Le réalisateur de "Still Alice" s'empare des jeunes années de Colette avec un regard définitivement émancipateur et féministe, depuis son mariage avec Willy jusqu'à son envol d'écrivaine reconnue
Bien sûr, il faudra faire fi du français et accepter qu’une langue anglaise vienne perturber quelque peu notre imagerie du Paris 1900 et de ses écrivains. C’est la règle du genre et derrière l’incongruité, l’histoire tient décidément suffisamment la route pour qu’on se concentre sur la jeune femme, et l’affirmation d’elle-même qui la mènera à embrasser un destin hors-norme et avant-gardiste d’écrivaine de grand talent.
Gabrielle est une jeune femme de la campagne, proche de ses parents, n’aimant rien tant qu’observer la nature. Régulièrement, Willy vient rendre visite à la famille et faire la cour à ladite Gabrielle. À l’insu des parents, ils se donnent des rendez-vous plus que galants dans la grange attenante. Willy est fou d’elle et l’épouse, au grand étonnement de la « bonne société » parisienne de la toute fin du xixe siècle, qui voit Willy sous un angle que Gabrielle ignore encore, celui de sa propension à la gaudriole ou de sa carrière littéraire qu’il dirige comme une entreprise.
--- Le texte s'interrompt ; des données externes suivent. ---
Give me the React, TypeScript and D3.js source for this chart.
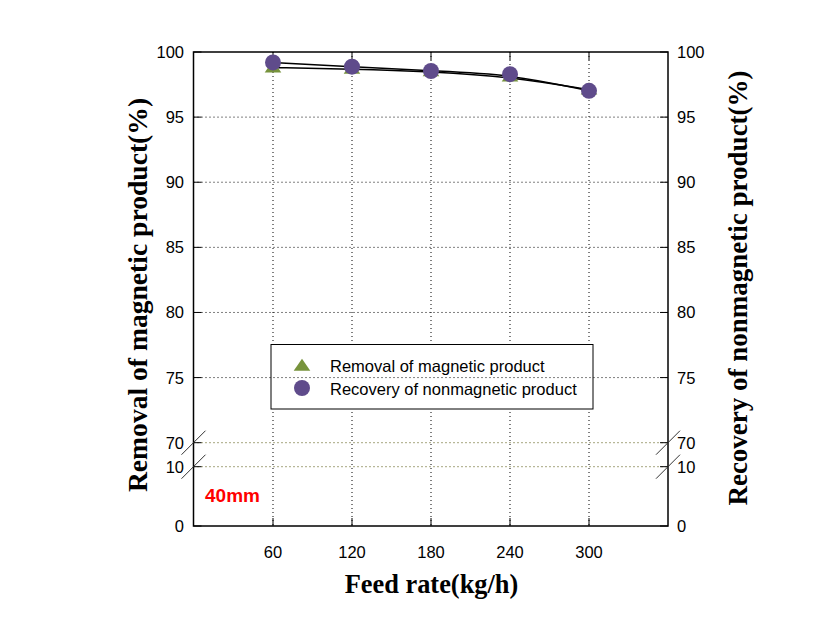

Elle débarque à Paris encore timide et gauche, engoncée dans son image de fille provinciale. Bientôt elle découvre, avec la bonne société parisienne qu’elle trouve d’un ennui profond, les travers de son mari. Joueur et frivole, il ne ménage pas les dépenses, et le ménage se retrouve souvent sur la corde raide de finances en yo-yo.
Mais Gabrielle, déjà devenue Colette aux yeux du monde, est trop maligne pour se parer d’une ostentatoire jalousie alors même qu’elle se verrait bien jouir d’une même liberté, pour son propre compte…
À la faveur de gros soucis d’argent, Willy se tourne vers elle, déjà rédactrice de son courrier, pour écrire une de ses histoires d’enfance qui l’amuse tant. C’est ainsi que le personnage de Claudine naîtra de sa plume, mais avec la signature seule de Willy, et connaîtra un succès faramineux qui, sous l’impulsion de Willy, deviendra une marque.
On connaît, ne serait-ce que de nom, Colette et peut-être Willy. Leur histoire d’amour est finement amenée, avec la liberté, le goût du scandale qui les animent tous deux et font durer le couple, mais aussi la manière dont Willy utilise Colette, la pousse à écrire d’autres Claudine alors même qu’elle veut passer à autre chose, et surtout, s’affranchir de la mainmise de Willy sur la gloire que le succès lui apporte, sans une once de remords de n’en être point l’auteur.
In fine, il s’agit pour ce film de montrer la naissance au monde d’une femme qui assume ses goûts et ses envies, dussent-ils choquer le beau monde, et l’avènement d’une grande romancière à (re)découvrir.